▶ **What needs to be done**
Omit all images, then return the remaining material exactly as it stands.

▶ **Data excerpt**
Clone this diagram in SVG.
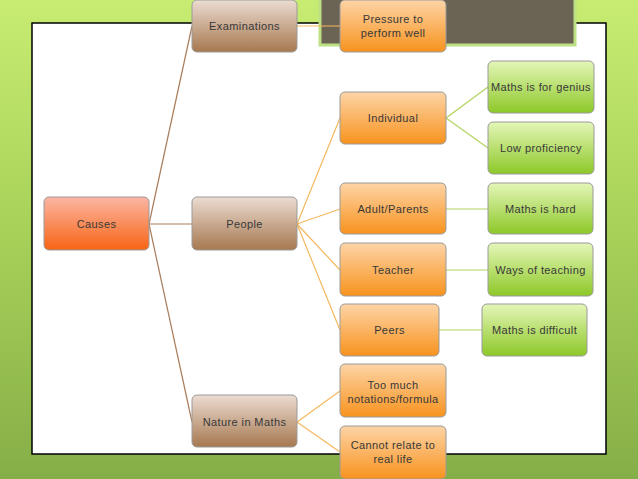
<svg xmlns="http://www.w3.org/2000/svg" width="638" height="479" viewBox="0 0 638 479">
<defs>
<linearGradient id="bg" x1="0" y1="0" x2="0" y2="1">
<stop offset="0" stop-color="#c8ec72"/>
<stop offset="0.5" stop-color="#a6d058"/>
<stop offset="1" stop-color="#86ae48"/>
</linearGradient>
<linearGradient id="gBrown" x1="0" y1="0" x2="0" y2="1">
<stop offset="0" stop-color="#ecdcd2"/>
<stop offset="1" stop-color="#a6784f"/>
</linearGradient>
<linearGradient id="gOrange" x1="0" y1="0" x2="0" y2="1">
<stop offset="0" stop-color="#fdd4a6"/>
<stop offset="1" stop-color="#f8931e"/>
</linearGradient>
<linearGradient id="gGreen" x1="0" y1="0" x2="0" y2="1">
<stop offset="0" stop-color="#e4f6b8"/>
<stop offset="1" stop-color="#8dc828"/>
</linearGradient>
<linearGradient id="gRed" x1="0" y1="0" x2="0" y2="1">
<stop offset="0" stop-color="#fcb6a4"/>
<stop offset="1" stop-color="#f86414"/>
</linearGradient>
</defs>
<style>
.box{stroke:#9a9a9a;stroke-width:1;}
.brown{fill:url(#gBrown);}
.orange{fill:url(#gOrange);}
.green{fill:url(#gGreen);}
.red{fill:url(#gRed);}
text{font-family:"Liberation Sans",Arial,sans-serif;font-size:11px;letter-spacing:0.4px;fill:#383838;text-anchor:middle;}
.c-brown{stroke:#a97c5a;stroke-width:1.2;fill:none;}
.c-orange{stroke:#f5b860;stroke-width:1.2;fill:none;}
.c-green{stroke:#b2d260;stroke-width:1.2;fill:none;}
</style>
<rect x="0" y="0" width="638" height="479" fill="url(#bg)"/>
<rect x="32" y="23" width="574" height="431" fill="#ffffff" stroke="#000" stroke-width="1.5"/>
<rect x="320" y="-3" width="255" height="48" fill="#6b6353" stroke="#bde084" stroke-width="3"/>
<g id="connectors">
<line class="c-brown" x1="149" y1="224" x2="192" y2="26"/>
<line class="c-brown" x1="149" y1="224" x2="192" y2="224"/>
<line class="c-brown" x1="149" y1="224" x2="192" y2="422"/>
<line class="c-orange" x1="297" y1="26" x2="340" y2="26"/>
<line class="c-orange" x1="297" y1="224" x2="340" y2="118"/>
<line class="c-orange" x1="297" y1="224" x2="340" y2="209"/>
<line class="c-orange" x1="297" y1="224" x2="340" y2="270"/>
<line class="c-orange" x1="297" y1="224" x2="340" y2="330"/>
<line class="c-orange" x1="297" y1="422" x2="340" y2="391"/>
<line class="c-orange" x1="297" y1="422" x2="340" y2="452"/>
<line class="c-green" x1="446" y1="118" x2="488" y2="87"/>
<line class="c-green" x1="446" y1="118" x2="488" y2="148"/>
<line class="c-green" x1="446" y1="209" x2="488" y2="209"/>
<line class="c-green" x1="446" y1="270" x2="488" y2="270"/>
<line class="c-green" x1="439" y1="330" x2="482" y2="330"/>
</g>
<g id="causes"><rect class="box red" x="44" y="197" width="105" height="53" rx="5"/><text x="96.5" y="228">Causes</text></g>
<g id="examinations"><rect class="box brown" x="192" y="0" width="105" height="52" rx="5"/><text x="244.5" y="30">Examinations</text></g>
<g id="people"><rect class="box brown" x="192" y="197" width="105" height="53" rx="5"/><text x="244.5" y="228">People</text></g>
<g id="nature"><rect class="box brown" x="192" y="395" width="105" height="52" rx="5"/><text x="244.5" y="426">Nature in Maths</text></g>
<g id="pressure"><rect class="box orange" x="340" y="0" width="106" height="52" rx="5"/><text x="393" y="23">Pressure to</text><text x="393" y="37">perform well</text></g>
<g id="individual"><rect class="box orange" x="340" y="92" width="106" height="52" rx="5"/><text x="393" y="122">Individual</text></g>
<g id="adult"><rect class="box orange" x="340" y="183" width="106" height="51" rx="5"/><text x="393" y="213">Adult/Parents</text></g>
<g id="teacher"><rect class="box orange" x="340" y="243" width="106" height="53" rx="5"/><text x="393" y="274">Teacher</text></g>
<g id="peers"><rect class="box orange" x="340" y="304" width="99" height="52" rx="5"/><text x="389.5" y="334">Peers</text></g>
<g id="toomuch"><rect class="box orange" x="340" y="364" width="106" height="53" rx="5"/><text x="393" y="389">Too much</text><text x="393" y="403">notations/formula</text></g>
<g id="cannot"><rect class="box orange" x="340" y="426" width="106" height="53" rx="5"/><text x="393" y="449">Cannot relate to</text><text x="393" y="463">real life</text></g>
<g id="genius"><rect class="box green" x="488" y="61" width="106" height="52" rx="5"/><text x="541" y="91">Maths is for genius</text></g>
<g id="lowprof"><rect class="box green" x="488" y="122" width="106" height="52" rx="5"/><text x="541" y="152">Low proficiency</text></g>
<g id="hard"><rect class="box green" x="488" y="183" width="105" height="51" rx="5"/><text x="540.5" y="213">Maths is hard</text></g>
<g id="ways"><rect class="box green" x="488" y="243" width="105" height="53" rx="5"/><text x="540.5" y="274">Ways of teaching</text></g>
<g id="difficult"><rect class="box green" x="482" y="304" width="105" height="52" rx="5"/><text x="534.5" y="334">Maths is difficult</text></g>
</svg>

▶ **Complete output**
Clone this diagram in SVG.
<svg xmlns="http://www.w3.org/2000/svg" width="638" height="479" viewBox="0 0 638 479">
<defs>
<linearGradient id="bg" x1="0" y1="0" x2="0" y2="1">
<stop offset="0" stop-color="#c8ec72"/>
<stop offset="0.5" stop-color="#a6d058"/>
<stop offset="1" stop-color="#86ae48"/>
</linearGradient>
<linearGradient id="gBrown" x1="0" y1="0" x2="0" y2="1">
<stop offset="0" stop-color="#ecdcd2"/>
<stop offset="1" stop-color="#a6784f"/>
</linearGradient>
<linearGradient id="gOrange" x1="0" y1="0" x2="0" y2="1">
<stop offset="0" stop-color="#fdd4a6"/>
<stop offset="1" stop-color="#f8931e"/>
</linearGradient>
<linearGradient id="gGreen" x1="0" y1="0" x2="0" y2="1">
<stop offset="0" stop-color="#e4f6b8"/>
<stop offset="1" stop-color="#8dc828"/>
</linearGradient>
<linearGradient id="gRed" x1="0" y1="0" x2="0" y2="1">
<stop offset="0" stop-color="#fcb6a4"/>
<stop offset="1" stop-color="#f86414"/>
</linearGradient>
</defs>
<style>
.box{stroke:#9a9a9a;stroke-width:1;}
.brown{fill:url(#gBrown);}
.orange{fill:url(#gOrange);}
.green{fill:url(#gGreen);}
.red{fill:url(#gRed);}
text{font-family:"Liberation Sans",Arial,sans-serif;font-size:11px;letter-spacing:0.4px;fill:#383838;text-anchor:middle;}
.c-brown{stroke:#a97c5a;stroke-width:1.2;fill:none;}
.c-orange{stroke:#f5b860;stroke-width:1.2;fill:none;}
.c-green{stroke:#b2d260;stroke-width:1.2;fill:none;}
</style>
<rect x="0" y="0" width="638" height="479" fill="url(#bg)"/>
<rect x="32" y="23" width="574" height="431" fill="#ffffff" stroke="#000" stroke-width="1.5"/>
<rect x="320" y="-3" width="255" height="48" fill="#6b6353" stroke="#bde084" stroke-width="3"/>
<g id="connectors">
<line class="c-brown" x1="149" y1="224" x2="192" y2="26"/>
<line class="c-brown" x1="149" y1="224" x2="192" y2="224"/>
<line class="c-brown" x1="149" y1="224" x2="192" y2="422"/>
<line class="c-orange" x1="297" y1="26" x2="340" y2="26"/>
<line class="c-orange" x1="297" y1="224" x2="340" y2="118"/>
<line class="c-orange" x1="297" y1="224" x2="340" y2="209"/>
<line class="c-orange" x1="297" y1="224" x2="340" y2="270"/>
<line class="c-orange" x1="297" y1="224" x2="340" y2="330"/>
<line class="c-orange" x1="297" y1="422" x2="340" y2="391"/>
<line class="c-orange" x1="297" y1="422" x2="340" y2="452"/>
<line class="c-green" x1="446" y1="118" x2="488" y2="87"/>
<line class="c-green" x1="446" y1="118" x2="488" y2="148"/>
<line class="c-green" x1="446" y1="209" x2="488" y2="209"/>
<line class="c-green" x1="446" y1="270" x2="488" y2="270"/>
<line class="c-green" x1="439" y1="330" x2="482" y2="330"/>
</g>
<g id="causes"><rect class="box red" x="44" y="197" width="105" height="53" rx="5"/><text x="96.5" y="228">Causes</text></g>
<g id="examinations"><rect class="box brown" x="192" y="0" width="105" height="52" rx="5"/><text x="244.5" y="30">Examinations</text></g>
<g id="people"><rect class="box brown" x="192" y="197" width="105" height="53" rx="5"/><text x="244.5" y="228">People</text></g>
<g id="nature"><rect class="box brown" x="192" y="395" width="105" height="52" rx="5"/><text x="244.5" y="426">Nature in Maths</text></g>
<g id="pressure"><rect class="box orange" x="340" y="0" width="106" height="52" rx="5"/><text x="393" y="23">Pressure to</text><text x="393" y="37">perform well</text></g>
<g id="individual"><rect class="box orange" x="340" y="92" width="106" height="52" rx="5"/><text x="393" y="122">Individual</text></g>
<g id="adult"><rect class="box orange" x="340" y="183" width="106" height="51" rx="5"/><text x="393" y="213">Adult/Parents</text></g>
<g id="teacher"><rect class="box orange" x="340" y="243" width="106" height="53" rx="5"/><text x="393" y="274">Teacher</text></g>
<g id="peers"><rect class="box orange" x="340" y="304" width="99" height="52" rx="5"/><text x="389.5" y="334">Peers</text></g>
<g id="toomuch"><rect class="box orange" x="340" y="364" width="106" height="53" rx="5"/><text x="393" y="389">Too much</text><text x="393" y="403">notations/formula</text></g>
<g id="cannot"><rect class="box orange" x="340" y="426" width="106" height="53" rx="5"/><text x="393" y="449">Cannot relate to</text><text x="393" y="463">real life</text></g>
<g id="genius"><rect class="box green" x="488" y="61" width="106" height="52" rx="5"/><text x="541" y="91">Maths is for genius</text></g>
<g id="lowprof"><rect class="box green" x="488" y="122" width="106" height="52" rx="5"/><text x="541" y="152">Low proficiency</text></g>
<g id="hard"><rect class="box green" x="488" y="183" width="105" height="51" rx="5"/><text x="540.5" y="213">Maths is hard</text></g>
<g id="ways"><rect class="box green" x="488" y="243" width="105" height="53" rx="5"/><text x="540.5" y="274">Ways of teaching</text></g>
<g id="difficult"><rect class="box green" x="482" y="304" width="105" height="52" rx="5"/><text x="534.5" y="334">Maths is difficult</text></g>
</svg>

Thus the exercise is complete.